___ Material ___

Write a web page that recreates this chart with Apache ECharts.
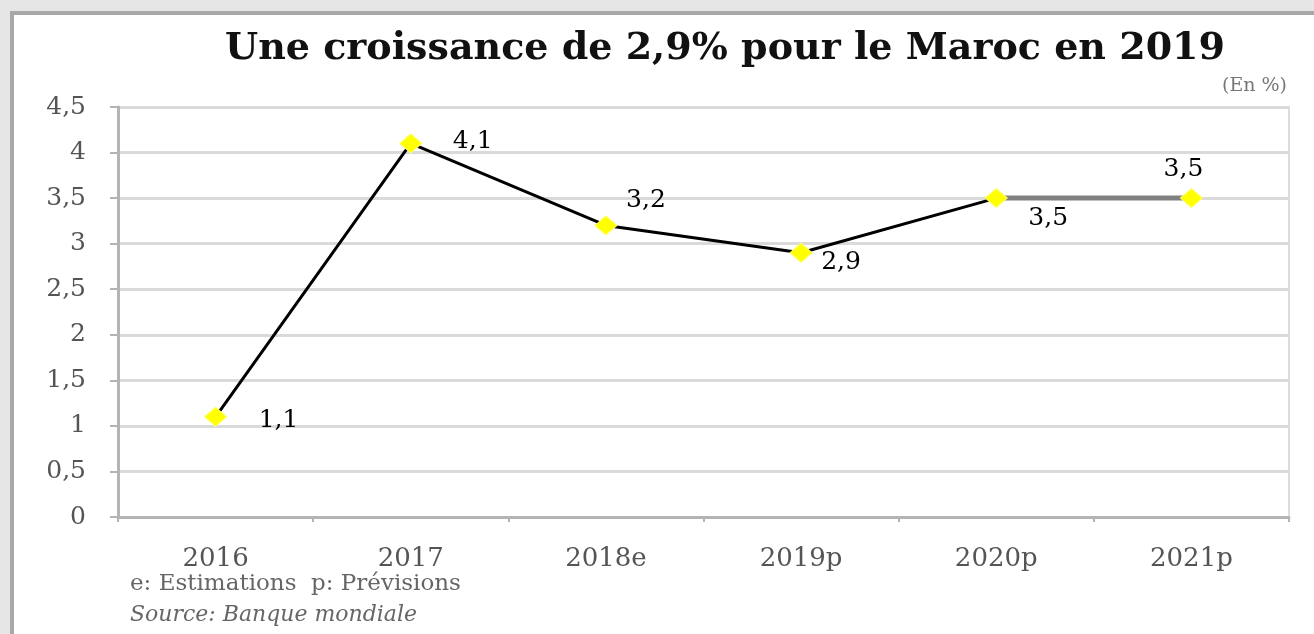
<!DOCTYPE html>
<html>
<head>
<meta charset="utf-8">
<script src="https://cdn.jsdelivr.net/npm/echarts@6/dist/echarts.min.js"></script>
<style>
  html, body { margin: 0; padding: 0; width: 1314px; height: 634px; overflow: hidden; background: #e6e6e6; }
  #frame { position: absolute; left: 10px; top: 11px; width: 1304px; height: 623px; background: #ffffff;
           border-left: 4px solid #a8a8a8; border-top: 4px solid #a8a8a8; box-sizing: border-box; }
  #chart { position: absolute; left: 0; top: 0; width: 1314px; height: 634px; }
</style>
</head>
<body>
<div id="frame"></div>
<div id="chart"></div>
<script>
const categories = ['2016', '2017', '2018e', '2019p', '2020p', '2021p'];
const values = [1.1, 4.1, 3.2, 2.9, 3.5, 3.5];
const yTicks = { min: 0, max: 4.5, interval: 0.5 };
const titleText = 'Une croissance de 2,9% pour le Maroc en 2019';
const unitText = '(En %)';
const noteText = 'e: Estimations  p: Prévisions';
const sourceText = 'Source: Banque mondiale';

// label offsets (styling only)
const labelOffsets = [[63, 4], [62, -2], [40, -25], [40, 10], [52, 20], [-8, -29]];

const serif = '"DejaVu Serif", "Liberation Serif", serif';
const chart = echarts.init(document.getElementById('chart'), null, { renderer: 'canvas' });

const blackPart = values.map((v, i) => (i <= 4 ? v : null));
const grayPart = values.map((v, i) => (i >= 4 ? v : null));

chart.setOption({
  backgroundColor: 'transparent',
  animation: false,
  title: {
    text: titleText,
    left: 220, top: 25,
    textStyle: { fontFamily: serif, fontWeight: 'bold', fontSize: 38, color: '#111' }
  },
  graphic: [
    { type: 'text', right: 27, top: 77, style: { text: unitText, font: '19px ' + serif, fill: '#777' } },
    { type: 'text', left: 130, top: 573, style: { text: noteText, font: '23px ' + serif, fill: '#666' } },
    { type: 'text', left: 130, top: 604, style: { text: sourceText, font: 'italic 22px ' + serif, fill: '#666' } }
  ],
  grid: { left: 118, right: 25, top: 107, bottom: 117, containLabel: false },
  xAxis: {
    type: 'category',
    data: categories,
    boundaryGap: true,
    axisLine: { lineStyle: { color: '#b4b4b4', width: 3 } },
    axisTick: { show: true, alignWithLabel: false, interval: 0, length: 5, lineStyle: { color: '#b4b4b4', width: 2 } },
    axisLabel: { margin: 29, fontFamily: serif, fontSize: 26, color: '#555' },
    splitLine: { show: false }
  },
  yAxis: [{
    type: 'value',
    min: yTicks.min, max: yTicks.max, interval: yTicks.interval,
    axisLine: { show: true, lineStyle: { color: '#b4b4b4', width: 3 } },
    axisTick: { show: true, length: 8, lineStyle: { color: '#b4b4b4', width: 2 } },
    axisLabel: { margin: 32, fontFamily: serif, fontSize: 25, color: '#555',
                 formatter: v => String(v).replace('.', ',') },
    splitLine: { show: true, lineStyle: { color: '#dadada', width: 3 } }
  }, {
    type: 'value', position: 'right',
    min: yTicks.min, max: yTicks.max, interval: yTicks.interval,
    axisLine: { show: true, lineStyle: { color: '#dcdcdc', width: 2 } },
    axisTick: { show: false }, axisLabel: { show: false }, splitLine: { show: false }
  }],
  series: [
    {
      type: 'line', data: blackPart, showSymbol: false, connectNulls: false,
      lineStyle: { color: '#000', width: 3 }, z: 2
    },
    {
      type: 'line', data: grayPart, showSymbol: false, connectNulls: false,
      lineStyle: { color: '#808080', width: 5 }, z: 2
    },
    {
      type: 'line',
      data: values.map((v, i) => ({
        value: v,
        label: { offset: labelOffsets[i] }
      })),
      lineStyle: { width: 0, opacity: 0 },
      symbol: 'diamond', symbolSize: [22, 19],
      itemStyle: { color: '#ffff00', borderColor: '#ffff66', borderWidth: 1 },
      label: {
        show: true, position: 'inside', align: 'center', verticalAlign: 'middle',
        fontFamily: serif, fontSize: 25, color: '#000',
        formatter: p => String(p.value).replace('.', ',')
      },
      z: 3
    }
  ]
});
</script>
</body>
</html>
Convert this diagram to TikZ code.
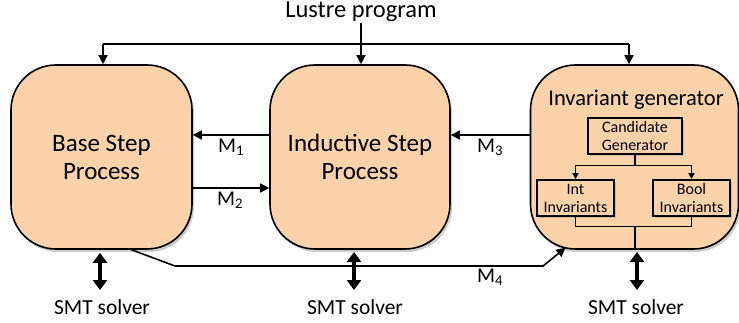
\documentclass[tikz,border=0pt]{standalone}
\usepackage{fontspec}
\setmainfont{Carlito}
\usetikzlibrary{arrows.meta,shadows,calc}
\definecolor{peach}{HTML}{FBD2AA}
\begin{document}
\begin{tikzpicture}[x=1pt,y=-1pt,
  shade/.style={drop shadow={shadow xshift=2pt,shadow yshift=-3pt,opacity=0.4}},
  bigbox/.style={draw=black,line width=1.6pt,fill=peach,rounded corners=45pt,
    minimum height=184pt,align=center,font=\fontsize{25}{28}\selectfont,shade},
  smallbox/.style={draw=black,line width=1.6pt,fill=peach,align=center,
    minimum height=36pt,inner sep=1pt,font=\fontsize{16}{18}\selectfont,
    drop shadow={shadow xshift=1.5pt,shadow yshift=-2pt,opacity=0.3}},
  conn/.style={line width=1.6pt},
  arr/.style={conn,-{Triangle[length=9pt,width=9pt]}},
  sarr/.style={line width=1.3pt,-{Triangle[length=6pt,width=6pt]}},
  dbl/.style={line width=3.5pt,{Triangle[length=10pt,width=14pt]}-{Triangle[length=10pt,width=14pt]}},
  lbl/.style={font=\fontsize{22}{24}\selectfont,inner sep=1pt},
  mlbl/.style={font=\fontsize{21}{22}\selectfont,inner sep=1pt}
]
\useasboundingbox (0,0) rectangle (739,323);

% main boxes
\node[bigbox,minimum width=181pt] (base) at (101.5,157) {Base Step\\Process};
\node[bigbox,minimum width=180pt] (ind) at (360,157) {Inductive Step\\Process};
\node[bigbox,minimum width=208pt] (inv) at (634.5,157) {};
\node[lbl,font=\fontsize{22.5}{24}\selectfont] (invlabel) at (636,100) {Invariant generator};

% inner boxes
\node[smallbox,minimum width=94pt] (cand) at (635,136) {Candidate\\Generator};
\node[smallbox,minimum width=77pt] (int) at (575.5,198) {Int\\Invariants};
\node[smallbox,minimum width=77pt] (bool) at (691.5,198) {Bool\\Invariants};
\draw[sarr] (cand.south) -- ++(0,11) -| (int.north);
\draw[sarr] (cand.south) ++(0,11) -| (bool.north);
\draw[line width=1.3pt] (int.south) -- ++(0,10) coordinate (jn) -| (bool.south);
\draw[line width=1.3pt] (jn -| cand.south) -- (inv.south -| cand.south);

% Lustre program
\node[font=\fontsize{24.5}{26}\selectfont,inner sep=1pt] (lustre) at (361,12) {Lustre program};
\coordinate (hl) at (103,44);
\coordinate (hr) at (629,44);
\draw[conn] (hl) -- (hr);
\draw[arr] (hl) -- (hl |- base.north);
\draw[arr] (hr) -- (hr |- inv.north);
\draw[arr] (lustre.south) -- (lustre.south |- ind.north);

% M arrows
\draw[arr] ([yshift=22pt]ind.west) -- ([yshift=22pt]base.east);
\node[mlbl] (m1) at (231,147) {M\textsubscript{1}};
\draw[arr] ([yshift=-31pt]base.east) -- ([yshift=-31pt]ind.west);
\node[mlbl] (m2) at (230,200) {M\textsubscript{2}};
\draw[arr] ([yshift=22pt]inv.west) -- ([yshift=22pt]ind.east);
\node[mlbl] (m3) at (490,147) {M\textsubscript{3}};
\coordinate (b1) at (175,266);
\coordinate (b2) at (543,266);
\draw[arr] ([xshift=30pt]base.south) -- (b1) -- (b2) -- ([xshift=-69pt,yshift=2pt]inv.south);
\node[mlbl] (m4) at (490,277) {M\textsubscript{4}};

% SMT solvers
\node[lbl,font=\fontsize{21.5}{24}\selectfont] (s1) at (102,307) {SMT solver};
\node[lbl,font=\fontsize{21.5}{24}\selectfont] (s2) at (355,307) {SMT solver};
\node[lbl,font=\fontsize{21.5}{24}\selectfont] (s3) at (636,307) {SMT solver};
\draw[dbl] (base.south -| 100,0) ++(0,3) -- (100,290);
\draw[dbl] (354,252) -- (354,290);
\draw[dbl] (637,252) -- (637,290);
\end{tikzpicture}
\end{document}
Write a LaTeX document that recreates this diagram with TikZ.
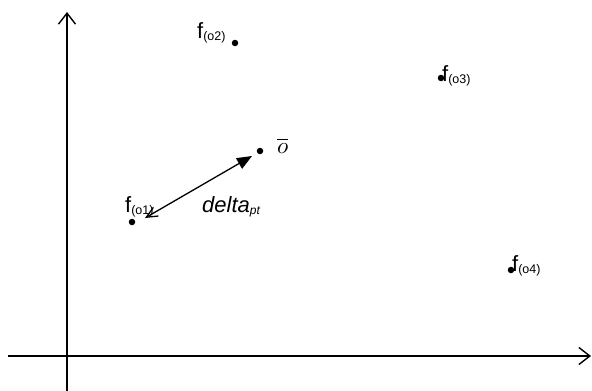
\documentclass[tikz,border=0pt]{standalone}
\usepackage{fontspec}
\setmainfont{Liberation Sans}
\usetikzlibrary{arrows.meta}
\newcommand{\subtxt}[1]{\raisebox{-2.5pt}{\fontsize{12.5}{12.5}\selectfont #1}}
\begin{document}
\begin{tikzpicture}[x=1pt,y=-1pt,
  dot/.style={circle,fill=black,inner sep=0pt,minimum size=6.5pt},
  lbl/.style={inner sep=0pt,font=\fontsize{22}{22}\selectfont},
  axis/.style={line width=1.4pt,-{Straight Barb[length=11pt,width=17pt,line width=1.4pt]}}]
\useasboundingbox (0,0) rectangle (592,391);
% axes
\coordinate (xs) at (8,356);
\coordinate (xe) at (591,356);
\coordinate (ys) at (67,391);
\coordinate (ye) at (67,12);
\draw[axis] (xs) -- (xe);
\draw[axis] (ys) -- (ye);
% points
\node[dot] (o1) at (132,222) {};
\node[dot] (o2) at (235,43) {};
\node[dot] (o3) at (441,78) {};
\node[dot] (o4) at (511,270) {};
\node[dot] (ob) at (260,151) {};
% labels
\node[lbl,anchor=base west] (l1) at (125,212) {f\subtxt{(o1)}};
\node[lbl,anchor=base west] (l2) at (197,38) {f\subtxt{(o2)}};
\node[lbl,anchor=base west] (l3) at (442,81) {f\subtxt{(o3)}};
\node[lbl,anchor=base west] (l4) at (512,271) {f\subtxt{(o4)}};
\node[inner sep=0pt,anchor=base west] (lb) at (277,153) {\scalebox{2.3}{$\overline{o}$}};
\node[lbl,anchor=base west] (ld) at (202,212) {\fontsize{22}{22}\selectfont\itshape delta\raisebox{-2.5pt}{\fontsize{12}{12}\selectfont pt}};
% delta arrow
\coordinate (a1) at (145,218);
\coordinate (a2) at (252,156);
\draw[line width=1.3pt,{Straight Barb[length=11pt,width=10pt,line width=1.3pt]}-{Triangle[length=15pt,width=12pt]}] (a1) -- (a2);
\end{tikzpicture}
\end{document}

___

Prompt
Only the lines between the line with "Convert this diagram to TikZ code." and the line with "(0,0) rectangle (739,323);", inclusive, should be reproduced, exactly as written and without pictures.

Exercise result
Convert this diagram to TikZ code.
\documentclass[tikz,border=0pt]{standalone}
\usepackage{fontspec}
\setmainfont{Carlito}
\usetikzlibrary{arrows.meta,shadows,calc}
\definecolor{peach}{HTML}{FBD2AA}
\begin{document}
\begin{tikzpicture}[x=1pt,y=-1pt,
  shade/.style={drop shadow={shadow xshift=2pt,shadow yshift=-3pt,opacity=0.4}},
  bigbox/.style={draw=black,line width=1.6pt,fill=peach,rounded corners=45pt,
    minimum height=184pt,align=center,font=\fontsize{25}{28}\selectfont,shade},
  smallbox/.style={draw=black,line width=1.6pt,fill=peach,align=center,
    minimum height=36pt,inner sep=1pt,font=\fontsize{16}{18}\selectfont,
    drop shadow={shadow xshift=1.5pt,shadow yshift=-2pt,opacity=0.3}},
  conn/.style={line width=1.6pt},
  arr/.style={conn,-{Triangle[length=9pt,width=9pt]}},
  sarr/.style={line width=1.3pt,-{Triangle[length=6pt,width=6pt]}},
  dbl/.style={line width=3.5pt,{Triangle[length=10pt,width=14pt]}-{Triangle[length=10pt,width=14pt]}},
  lbl/.style={font=\fontsize{22}{24}\selectfont,inner sep=1pt},
  mlbl/.style={font=\fontsize{21}{22}\selectfont,inner sep=1pt}
]
\useasboundingbox (0,0) rectangle (739,323);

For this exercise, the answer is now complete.